[WHAT IS BEING ASKED]: Copy out exactly the lines from the one holding "Clone this chart in seaborn and matplotlib." through the one holding "from matplotlib.patches import", ends included; omit images.

[ROWS]:
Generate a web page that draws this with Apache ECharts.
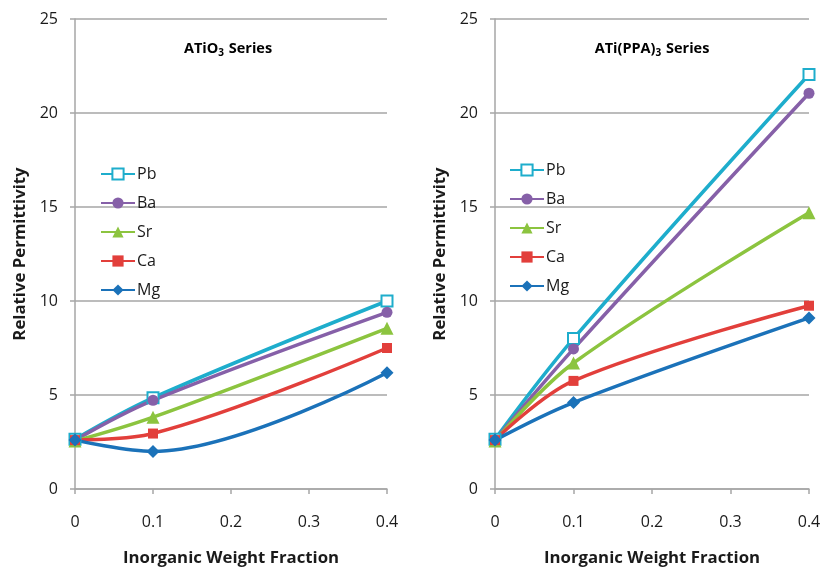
<!DOCTYPE html>
<html>
<head>
<meta charset="utf-8">
<script src="https://cdn.jsdelivr.net/npm/echarts@6/dist/echarts.min.js"></script>
<style>html,body{margin:0;padding:0;background:#fff}#c{width:824px;height:572px}</style>
</head>
<body>
<div id="c"></div>
<script>
var xValues = [0, 0.1, 0.4];
var seriesNames = ['Pb', 'Ba', 'Sr', 'Ca', 'Mg'];
// ATiO3 series (left)
var leftPb = [2.65, 4.85, 10.0];
var leftBa = [2.6, 4.72, 9.4];
var leftSr = [2.55, 3.82, 8.55];
var leftCa = [2.6, 2.95, 7.5];
var leftMg = [2.6, 2.0, 6.18];
// ATi(PPA)3 series (right)
var rightPb = [2.65, 8.0, 22.05];
var rightBa = [2.6, 7.45, 21.05];
var rightSr = [2.55, 6.7, 14.7];
var rightCa = [2.6, 5.75, 9.75];
var rightMg = [2.6, 4.6, 9.1];
var xTicks = ['0', '0.1', '0.2', '0.3', '0.4'];
var yTicks = [0, 5, 10, 15, 20, 25];

var colors = {Pb: '#1eadcc', Ba: '#8660a8', Sr: '#8cc43f', Ca: '#e23f3b', Mg: '#1b72b9'};
var symbols = {Pb: 'emptyRect', Ba: 'circle', Sr: 'triangle', Ca: 'rect', Mg: 'diamond'};
var sizes = {Pb: 11, Ba: 11, Sr: 13, Ca: 10, Mg: 13};
var FONT = '"Open Sans", sans-serif';
var TXT = '#1a1a1a';

function pairs(vals) { return xValues.map(function (x, i) { return [x, vals[i]]; }); }

function mkSeries(name, vals, idx) {
  return {
    name: name, type: 'line', xAxisIndex: idx, yAxisIndex: idx,
    data: pairs(vals), smooth: 0.35,
    symbol: symbols[name], symbolSize: sizes[name],
    lineStyle: {color: colors[name], width: 3.5},
    itemStyle: {color: colors[name], borderColor: colors[name], borderWidth: name === 'Pb' ? 1.8 : 0},
    color: colors[name],
    emphasis: {disabled: true},
    animation: false
  };
}

function xAxis(idx) {
  return {
    type: 'value', gridIndex: idx, min: 0, max: 0.4, interval: 0.1,
    name: 'Inorganic Weight Fraction', nameLocation: 'middle', nameGap: 61,
    nameTextStyle: {fontFamily: FONT, fontWeight: 'bold', fontSize: 16.8, color: TXT},
    axisLine: {show: true, lineStyle: {color: '#a6a6a6', width: 1.5}},
    axisTick: {show: true, inside: false, length: 5, lineStyle: {color: '#a6a6a6', width: 1.5}},
    axisLabel: {margin: 25, fontFamily: FONT, fontSize: 16, color: TXT,
      formatter: function (v) { return xTicks[Math.round(v * 10)]; }},
    splitLine: {show: false}
  };
}
function yAxis(idx) {
  return {
    type: 'value', gridIndex: idx, min: 0, max: 25, interval: 5,
    name: 'Relative Permittivity', nameLocation: 'middle', nameGap: 46,
    nameTextStyle: {fontFamily: FONT, fontWeight: 'bold', fontSize: 16.8, color: TXT},
    axisLine: {show: true, lineStyle: {color: '#a6a6a6', width: 1.5}},
    axisTick: {show: true, inside: false, length: 5, lineStyle: {color: '#a6a6a6', width: 1.5}},
    axisLabel: {margin: 17, fontFamily: FONT, fontSize: 16, color: TXT,
      formatter: function (v) { return yTicks.indexOf(v) >= 0 ? String(v) : ''; }},
    splitLine: {show: true, lineStyle: {color: '#a6a6a6', width: 1.5}}
  };
}
function legend(left, top) {
  return {
    orient: 'vertical', left: left, top: top, itemWidth: 34, itemHeight: 14, itemGap: 11,
    data: seriesNames,
    textStyle: {fontFamily: FONT, fontSize: 16, lineHeight: 18, color: TXT, padding: [0, 0, 0, -3]},
    selectedMode: false
  };
}
var titleRich = {
  b: {fontFamily: FONT, fontWeight: 'bold', fontSize: 14.5, color: TXT},
  s: {fontFamily: FONT, fontWeight: 'bold', fontSize: 10, color: TXT, verticalAlign: 'bottom', padding: [8, 1, 0, 0]}
};

var chart = echarts.init(document.getElementById('c'), null, {renderer: 'canvas'});
var leftSets = [leftPb, leftBa, leftSr, leftCa, leftMg];
var rightSets = [rightPb, rightBa, rightSr, rightCa, rightMg];
var series = [];
seriesNames.forEach(function (n, i) { series.push(mkSeries(n, leftSets[i], 0)); });
seriesNames.forEach(function (n, i) { series.push(mkSeries(n, rightSets[i], 1)); });

chart.setOption({
  backgroundColor: '#fff',
  animation: false,
  grid: [
    {left: 75, right: 437, top: 19, bottom: 80},
    {left: 495, right: 15, top: 19, bottom: 80}
  ],
  xAxis: [xAxis(0), xAxis(1)],
  yAxis: [yAxis(0), yAxis(1)],
  legend: [legend(95, 160), legend(504, 156)],
  graphic: [
    {type: 'text', x: 228, y: 49, style: {rich: titleRich, text: '{b|ATiO}{s|3}{b| Series}', align: 'center', verticalAlign: 'middle'}},
    {type: 'text', x: 652, y: 49, style: {rich: titleRich, text: '{b|ATi(PPA)}{s|3}{b| Series}', align: 'center', verticalAlign: 'middle'}}
  ],
  series: series
});
</script>
</body>
</html>
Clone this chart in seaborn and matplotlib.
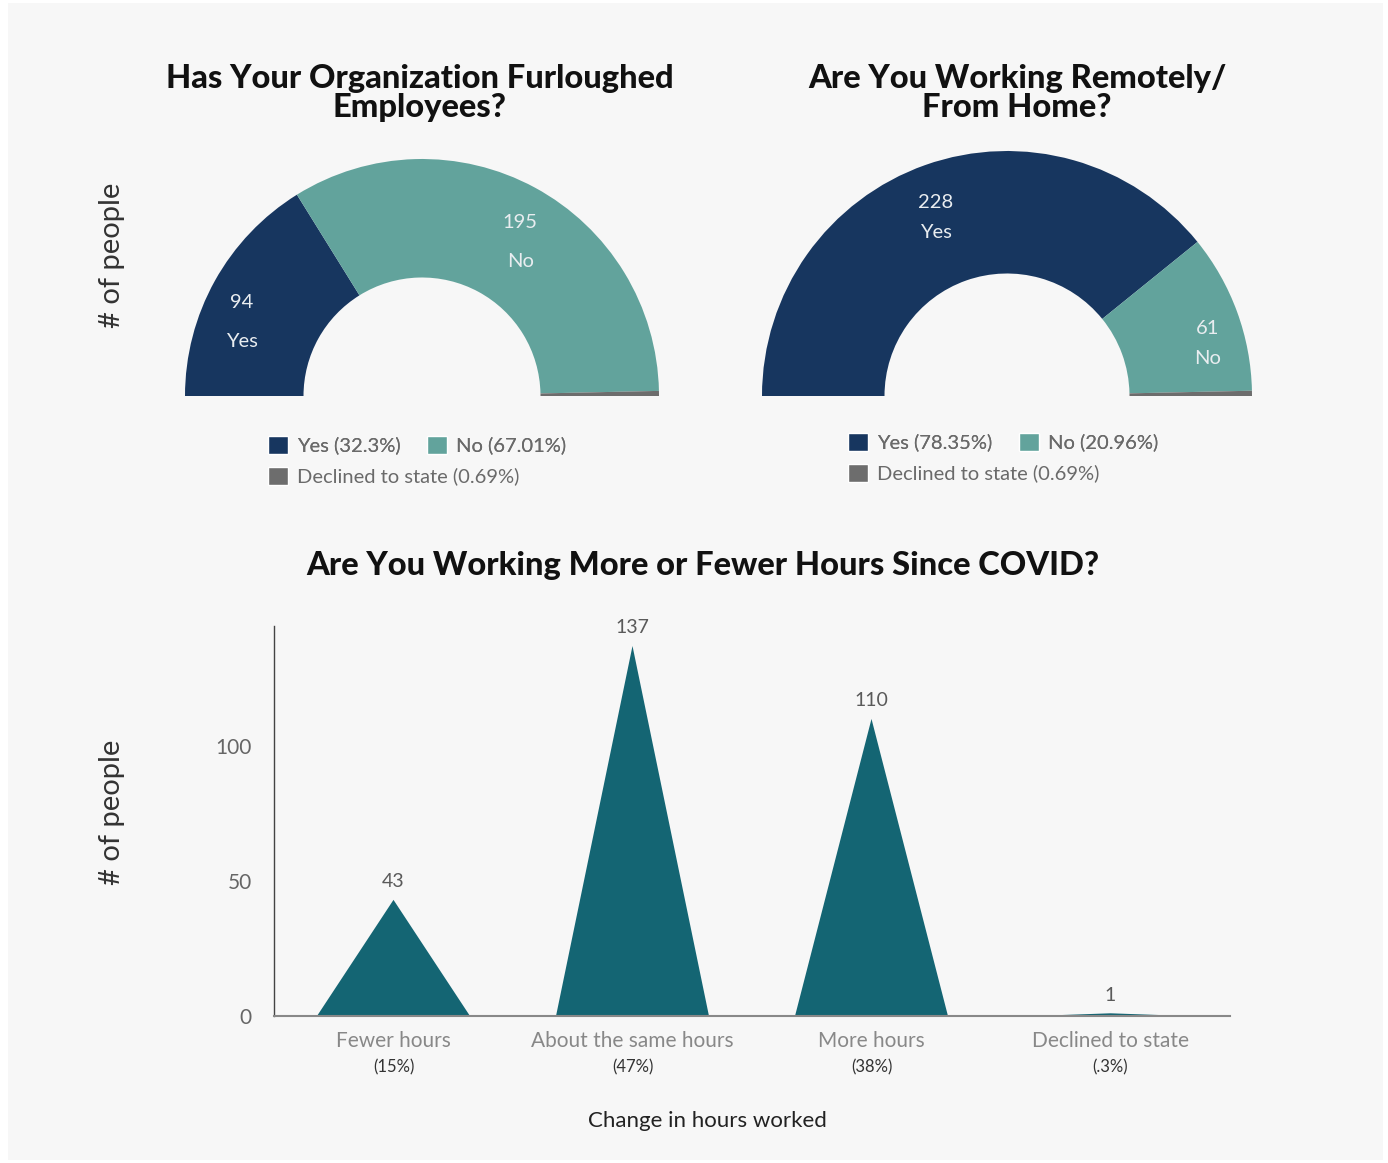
import numpy as np
import matplotlib.pyplot as plt
import seaborn as sns
from matplotlib.patches import Rectangle, Patch

# survey data
furlough_labels = ["Yes", "No", "Declined to state"]
furlough_counts = [94, 195, 2]
furlough_pct = ["32.3%", "67.01%", "0.69%"]

remote_labels = ["Yes", "No", "Declined to state"]
remote_counts = [228, 61, 2]
remote_pct = ["78.35%", "20.96%", "0.69%"]

hours_labels = ["Fewer hours", "About the same hours", "More hours", "Declined to state"]
hours_counts = [43, 137, 110, 1]
hours_pct = ["(15%)", "(47%)", "(38%)", "(.3%)"]

navy = "#17365f"
teal = "#62a39c"
grey = "#6d6d6d"
peak = "#146573"

sns.set_style("white")
plt.rcParams["font.family"] = ["Lato", "DejaVu Sans"]

W, H = 1388, 1163
fig = plt.figure(figsize=(W / 100, H / 100), dpi=100, facecolor="white")
fig.patches.append(Rectangle((8 / W, 3 / H), (1383 - 8) / W, (1160 - 3) / H,
                             transform=fig.transFigure, facecolor="#f7f7f7",
                             edgecolor="none", zorder=-1))


def px_axes(x0, y0, x1, y1):
    ax = fig.add_axes([x0 / W, 1 - y1 / H, (x1 - x0) / W, (y1 - y0) / H])
    ax.set_facecolor("none")
    return ax


def half_donut(ax, counts, labels, pcts, leg_x, leg_y, gap):
    total = sum(counts)
    ax.pie(counts + [total], colors=[navy, teal, grey, "none"], startangle=180,
           counterclock=False, radius=1, wedgeprops=dict(width=0.5, linewidth=0))
    ax.set_xlim(-1, 1)
    ax.set_ylim(0, 1)
    ax.axis("off")
    cum = 0
    for c, lab in zip(counts[:2], labels[:2]):
        a = np.deg2rad(180 - 180 * (cum + c / 2) / total)
        x, y = 0.87 * np.cos(a), 0.86 * np.sin(a) - 0.022
        ax.text(x, y, str(c), ha="center", va="center", fontsize=14.5, color="#e9edf0")
        ax.text(x, y - gap, lab, ha="center", va="center", fontsize=14.5, color="#e9edf0")
        cum += c
    cols = [navy, teal, grey]
    h = [Patch(facecolor=cols[i], label=f"{labels[i]} ({pcts[i]})") for i in range(3)]
    kw = dict(frameon=False, fontsize=14.5, handlelength=1.0, handleheight=1.0,
              handletextpad=0.45, columnspacing=1.3, borderpad=0, borderaxespad=0,
              labelcolor="#6a6a6a", loc="center left")
    l1 = fig.legend(handles=h[:2], ncol=2, bbox_to_anchor=(leg_x / W, 1 - leg_y / H), **kw)
    fig.add_artist(l1)
    fig.legend(handles=h[2:], bbox_to_anchor=(leg_x / W, 1 - (leg_y + 31) / H), **kw)


ax1 = px_axes(185, 159, 659, 396)
half_donut(ax1, furlough_counts, furlough_labels, furlough_pct, 268, 445, 0.165)
ax2 = px_axes(762, 151, 1252, 396)
half_donut(ax2, remote_counts, remote_labels, remote_pct, 848, 442, 0.12)

title_kw = dict(ha="center", va="center", fontsize=23.5, fontweight="black",
                color="#111111", linespacing=1.0)
fig.text(420 / W, 1 - 93 / H, "Has Your Organization Furloughed\nEmployees?", **title_kw)
fig.text(1017 / W, 1 - 93 / H, "Are You Working Remotely/\nFrom Home?", **title_kw)
fig.text(703 / W, 1 - 566 / H, "Are You Working More or Fewer Hours Since COVID?", **title_kw)

for yc in (255, 812):
    fig.text(112 / W, 1 - yc / H, "# of people", rotation=90, ha="center", va="center",
             fontsize=21, color="#333333")

# triangle "bars"
ax3 = px_axes(274, 626, 1230, 1016)
half_w = 0.32
for i, v in enumerate(hours_counts):
    xc = i + 0.5
    ax3.fill([xc - half_w, xc, xc + half_w], [0, v, 0], color=peak, linewidth=0)
    ax3.annotate(str(v), (xc, v), xytext=(0, 7), textcoords="offset points",
                 ha="center", va="bottom", fontsize=14, color="#5a5a5a")
    ax3.text(xc, -0.133, hours_pct[i], transform=ax3.get_xaxis_transform(),
             ha="center", va="center", fontsize=12, color="#333333")
ax3.set_xlim(0, 4)
ax3.set_ylim(0, 144.4)
ax3.set_xticks([i + 0.5 for i in range(len(hours_labels))])
ax3.set_xticklabels(hours_labels, fontsize=15, color="#888888")
ax3.set_yticks([0, 50, 100])
ax3.set_yticklabels(["0", "50", "100"], fontsize=15, color="#666666")
ax3.tick_params(axis="x", length=0, pad=11)
ax3.tick_params(axis="y", length=0, pad=16)
for s in ("top", "right"):
    ax3.spines[s].set_visible(False)
ax3.spines["left"].set_color("#444444")
ax3.spines["left"].set_linewidth(1.0)
ax3.spines["bottom"].set_color("#888888")
ax3.spines["bottom"].set_linewidth(1.5)

fig.text(707 / W, 1 - 1121 / H, "Change in hours worked", ha="center", va="center",
         fontsize=16, color="#222222")

fig.savefig("out.png", dpi=100, facecolor=fig.get_facecolor())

[RIGHT ANSWER]:
Clone this chart in seaborn and matplotlib.
import numpy as np
import matplotlib.pyplot as plt
import seaborn as sns
from matplotlib.patches import Rectangle, Patch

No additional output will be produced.